## Given data
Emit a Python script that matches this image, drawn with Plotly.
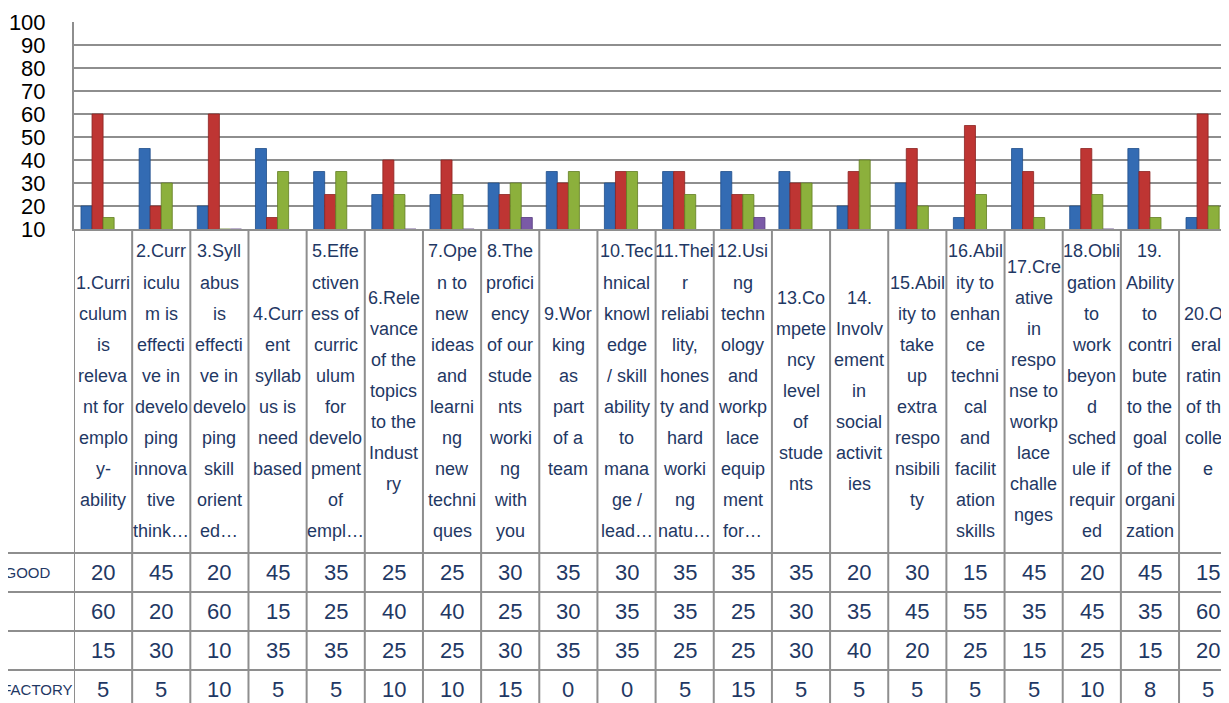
import plotly.graph_objects as go

# ---------------- data ----------------
categories = [
    "1.Curri<br>culum<br>is<br>releva<br>nt for<br>emplo<br>y-<br>ability",
    "2.Curr<br>iculu<br>m is<br>effecti<br>ve in<br>develo<br>ping<br>innova<br>tive<br>think…",
    "3.Syll<br>abus<br>is<br>effecti<br>ve in<br>develo<br>ping<br>skill<br>orient<br>ed…",
    "4.Curr<br>ent<br>syllab<br>us is<br>need<br>based",
    "5.Effe<br>ctiven<br>ess of<br>curric<br>ulum<br>for<br>develo<br>pment<br>of<br>empl…",
    "6.Rele<br>vance<br>of the<br>topics<br>to the<br>Indust<br>ry",
    "7.Ope<br>n to<br>new<br>ideas<br>and<br>learni<br>ng<br>new<br>techni<br>ques",
    "8.The<br>profici<br>ency<br>of our<br>stude<br>nts<br>worki<br>ng<br>with<br>you",
    "9.Wor<br>king<br>as<br>part<br>of a<br>team",
    "10.Tec<br>hnical<br>knowl<br>edge<br>/ skill<br>ability<br>to<br>mana<br>ge /<br>lead…",
    "11.Thei<br>r<br>reliabi<br>lity,<br>hones<br>ty and<br>hard<br>worki<br>ng<br>natu…",
    "12.Usi<br>ng<br>techn<br>ology<br>and<br>workp<br>lace<br>equip<br>ment<br>for…",
    "13.Co<br>mpete<br>ncy<br>level<br>of<br>stude<br>nts",
    "14.<br>Involv<br>ement<br>in<br>social<br>activit<br>ies",
    "15.Abil<br>ity to<br>take<br>up<br>extra<br>respo<br>nsibili<br>ty",
    "16.Abil<br>ity to<br>enhan<br>ce<br>techni<br>cal<br>and<br>facilit<br>ation<br>skills",
    "17.Cre<br>ative<br>in<br>respo<br>nse to<br>workp<br>lace<br>challe<br>nges",
    "18.Obli<br>gation<br>to<br>work<br>beyon<br>d<br>sched<br>ule if<br>requir<br>ed",
    "19.<br>Ability<br>to<br>contri<br>bute<br>to the<br>goal<br>of the<br>organi<br>zation",
    "20.Ov<br>erall<br>rating<br>of the<br>colleg<br>e",
]

series_names = ["VERY GOOD", "GOOD", "FAIR", "SATISFACTORY"]
very_good = [20, 45, 20, 45, 35, 25, 25, 30, 35, 30, 35, 35, 35, 20, 30, 15, 45, 20, 45, 15]
good = [60, 20, 60, 15, 25, 40, 40, 25, 30, 35, 35, 25, 30, 35, 45, 55, 35, 45, 35, 60]
fair = [15, 30, 10, 35, 35, 25, 25, 30, 35, 35, 25, 25, 30, 40, 20, 25, 15, 25, 15, 20]
satisfactory = [5, 5, 10, 5, 5, 10, 10, 15, 0, 0, 5, 15, 5, 5, 5, 5, 5, 10, 8, 5]
series_values = [very_good, good, fair, satisfactory]

y_ticks = [10, 20, 30, 40, 50, 60, 70, 80, 90, 100]

# ---------------- styling ----------------
OFF = 8                      # page body margin
W, H = 1229 - OFF, 703 - OFF
ML = 74 - OFF
PLOT_W = W - ML
COL_PX = 58.16
colors = ["#336BB3", "#BE3533", "#8CB03C", "#7A5AA6"]
edge = ["#1F4E8A", "#8C2321", "#627E22", "#56397F"]
NAVY = "#1F3864"
GRID = "#8E8E8E"
FONT = "Liberation Sans, Arial, sans-serif"


def py(p):
    """page pixel row -> paper y"""
    return (H - (p - OFF)) / H


def px(p):
    """page pixel column -> paper x"""
    return (p - OFF - ML) / PLOT_W


x_idx = list(range(len(categories)))

fig = go.Figure()
for name, vals, c, e in zip(series_names, series_values, colors, edge):
    fig.add_trace(go.Bar(
        x=x_idx, y=vals, name=name,
        marker=dict(color=c, line=dict(color=e, width=0.8)),
        hoverinfo="y",
    ))

plot_top, plot_bot = 22, 229
label_mid = 391
line_h = 31
row_lines = [553, 592, 631, 670]
row_mid = [572.5, 611.5, 650.5, 689]

shapes = []
for k in range(len(categories) + 1):
    shapes.append(dict(type="line", xref="x", yref="paper",
                       x0=k - 0.5, x1=k - 0.5, y0=0, y1=py(plot_bot),
                       line=dict(color=GRID, width=2)))
for r in row_lines:
    shapes.append(dict(type="line", xref="paper", yref="paper",
                       x0=px(0), x1=1, y0=py(r), y1=py(r),
                       line=dict(color=GRID, width=2)))

annotations = []
for i, cat in enumerate(categories):
    lines = cat.split("<br>")
    n = len(lines)
    for j, ln in enumerate(lines):
        yc = label_mid + (j - (n - 1) / 2) * line_h
        annotations.append(dict(x=i, y=py(yc), xref="x", yref="paper",
                                text=ln, showarrow=False,
                                xanchor="center", yanchor="middle",
                                font=dict(family=FONT, size=18, color=NAVY)))
for r, vals in enumerate(series_values):
    for i, v in enumerate(vals):
        annotations.append(dict(x=i, y=py(row_mid[r]), xref="x", yref="paper",
                                text=str(v), showarrow=False,
                                xanchor="center", yanchor="middle",
                                font=dict(family=FONT, size=22, color=NAVY)))
    annotations.append(dict(x=px(-42), y=py(row_mid[r]),
                            xref="paper", yref="paper",
                            text=series_names[r], showarrow=False,
                            xanchor="left", yanchor="middle",
                            font=dict(family=FONT, size=15, color=NAVY)))

fig.update_layout(
    width=W, height=H,
    margin=dict(l=ML, r=0, t=0, b=0, autoexpand=False),
    paper_bgcolor="white", plot_bgcolor="white",
    showlegend=False,
    barmode="group", bargap=0.24, bargroupgap=0,
    xaxis=dict(range=[-0.5, -0.5 + PLOT_W / COL_PX], showticklabels=False,
               showgrid=False, zeroline=False, showline=True,
               linecolor=GRID, linewidth=2, fixedrange=True, automargin=False),
    yaxis=dict(domain=[py(plot_bot), py(plot_top)], range=[10, 100],
               tickvals=y_ticks, ticks="outside", ticklen=22,
               tickcolor="rgba(0,0,0,0)", automargin=False,
               tickfont=dict(family=FONT, size=22, color="black"),
               showgrid=True, gridcolor=GRID, gridwidth=2,
               zeroline=False, showline=True, linecolor=GRID, linewidth=2),
    shapes=shapes,
    annotations=annotations,
)

fig.write_html("out.html")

## Aim of the exercise
Strip out the pictures and quote the remaining data word for word.

## Full output
Emit a Python script that matches this image, drawn with Plotly.
import plotly.graph_objects as go

# ---------------- data ----------------
categories = [
    "1.Curri<br>culum<br>is<br>releva<br>nt for<br>emplo<br>y-<br>ability",
    "2.Curr<br>iculu<br>m is<br>effecti<br>ve in<br>develo<br>ping<br>innova<br>tive<br>think…",
    "3.Syll<br>abus<br>is<br>effecti<br>ve in<br>develo<br>ping<br>skill<br>orient<br>ed…",
    "4.Curr<br>ent<br>syllab<br>us is<br>need<br>based",
    "5.Effe<br>ctiven<br>ess of<br>curric<br>ulum<br>for<br>develo<br>pment<br>of<br>empl…",
    "6.Rele<br>vance<br>of the<br>topics<br>to the<br>Indust<br>ry",
    "7.Ope<br>n to<br>new<br>ideas<br>and<br>learni<br>ng<br>new<br>techni<br>ques",
    "8.The<br>profici<br>ency<br>of our<br>stude<br>nts<br>worki<br>ng<br>with<br>you",
    "9.Wor<br>king<br>as<br>part<br>of a<br>team",
    "10.Tec<br>hnical<br>knowl<br>edge<br>/ skill<br>ability<br>to<br>mana<br>ge /<br>lead…",
    "11.Thei<br>r<br>reliabi<br>lity,<br>hones<br>ty and<br>hard<br>worki<br>ng<br>natu…",
    "12.Usi<br>ng<br>techn<br>ology<br>and<br>workp<br>lace<br>equip<br>ment<br>for…",
    "13.Co<br>mpete<br>ncy<br>level<br>of<br>stude<br>nts",
    "14.<br>Involv<br>ement<br>in<br>social<br>activit<br>ies",
    "15.Abil<br>ity to<br>take<br>up<br>extra<br>respo<br>nsibili<br>ty",
    "16.Abil<br>ity to<br>enhan<br>ce<br>techni<br>cal<br>and<br>facilit<br>ation<br>skills",
    "17.Cre<br>ative<br>in<br>respo<br>nse to<br>workp<br>lace<br>challe<br>nges",
    "18.Obli<br>gation<br>to<br>work<br>beyon<br>d<br>sched<br>ule if<br>requir<br>ed",
    "19.<br>Ability<br>to<br>contri<br>bute<br>to the<br>goal<br>of the<br>organi<br>zation",
    "20.Ov<br>erall<br>rating<br>of the<br>colleg<br>e",
]

series_names = ["VERY GOOD", "GOOD", "FAIR", "SATISFACTORY"]
very_good = [20, 45, 20, 45, 35, 25, 25, 30, 35, 30, 35, 35, 35, 20, 30, 15, 45, 20, 45, 15]
good = [60, 20, 60, 15, 25, 40, 40, 25, 30, 35, 35, 25, 30, 35, 45, 55, 35, 45, 35, 60]
fair = [15, 30, 10, 35, 35, 25, 25, 30, 35, 35, 25, 25, 30, 40, 20, 25, 15, 25, 15, 20]
satisfactory = [5, 5, 10, 5, 5, 10, 10, 15, 0, 0, 5, 15, 5, 5, 5, 5, 5, 10, 8, 5]
series_values = [very_good, good, fair, satisfactory]

y_ticks = [10, 20, 30, 40, 50, 60, 70, 80, 90, 100]

# ---------------- styling ----------------
OFF = 8                      # page body margin
W, H = 1229 - OFF, 703 - OFF
ML = 74 - OFF
PLOT_W = W - ML
COL_PX = 58.16
colors = ["#336BB3", "#BE3533", "#8CB03C", "#7A5AA6"]
edge = ["#1F4E8A", "#8C2321", "#627E22", "#56397F"]
NAVY = "#1F3864"
GRID = "#8E8E8E"
FONT = "Liberation Sans, Arial, sans-serif"


def py(p):
    """page pixel row -> paper y"""
    return (H - (p - OFF)) / H


def px(p):
    """page pixel column -> paper x"""
    return (p - OFF - ML) / PLOT_W


x_idx = list(range(len(categories)))

fig = go.Figure()
for name, vals, c, e in zip(series_names, series_values, colors, edge):
    fig.add_trace(go.Bar(
        x=x_idx, y=vals, name=name,
        marker=dict(color=c, line=dict(color=e, width=0.8)),
        hoverinfo="y",
    ))

plot_top, plot_bot = 22, 229
label_mid = 391
line_h = 31
row_lines = [553, 592, 631, 670]
row_mid = [572.5, 611.5, 650.5, 689]

shapes = []
for k in range(len(categories) + 1):
    shapes.append(dict(type="line", xref="x", yref="paper",
                       x0=k - 0.5, x1=k - 0.5, y0=0, y1=py(plot_bot),
                       line=dict(color=GRID, width=2)))
for r in row_lines:
    shapes.append(dict(type="line", xref="paper", yref="paper",
                       x0=px(0), x1=1, y0=py(r), y1=py(r),
                       line=dict(color=GRID, width=2)))

annotations = []
for i, cat in enumerate(categories):
    lines = cat.split("<br>")
    n = len(lines)
    for j, ln in enumerate(lines):
        yc = label_mid + (j - (n - 1) / 2) * line_h
        annotations.append(dict(x=i, y=py(yc), xref="x", yref="paper",
                                text=ln, showarrow=False,
                                xanchor="center", yanchor="middle",
                                font=dict(family=FONT, size=18, color=NAVY)))
for r, vals in enumerate(series_values):
    for i, v in enumerate(vals):
        annotations.append(dict(x=i, y=py(row_mid[r]), xref="x", yref="paper",
                                text=str(v), showarrow=False,
                                xanchor="center", yanchor="middle",
                                font=dict(family=FONT, size=22, color=NAVY)))
    annotations.append(dict(x=px(-42), y=py(row_mid[r]),
                            xref="paper", yref="paper",
                            text=series_names[r], showarrow=False,
                            xanchor="left", yanchor="middle",
                            font=dict(family=FONT, size=15, color=NAVY)))

fig.update_layout(
    width=W, height=H,
    margin=dict(l=ML, r=0, t=0, b=0, autoexpand=False),
    paper_bgcolor="white", plot_bgcolor="white",
    showlegend=False,
    barmode="group", bargap=0.24, bargroupgap=0,
    xaxis=dict(range=[-0.5, -0.5 + PLOT_W / COL_PX], showticklabels=False,
               showgrid=False, zeroline=False, showline=True,
               linecolor=GRID, linewidth=2, fixedrange=True, automargin=False),
    yaxis=dict(domain=[py(plot_bot), py(plot_top)], range=[10, 100],
               tickvals=y_ticks, ticks="outside", ticklen=22,
               tickcolor="rgba(0,0,0,0)", automargin=False,
               tickfont=dict(family=FONT, size=22, color="black"),
               showgrid=True, gridcolor=GRID, gridwidth=2,
               zeroline=False, showline=True, linecolor=GRID, linewidth=2),
    shapes=shapes,
    annotations=annotations,
)

fig.write_html("out.html")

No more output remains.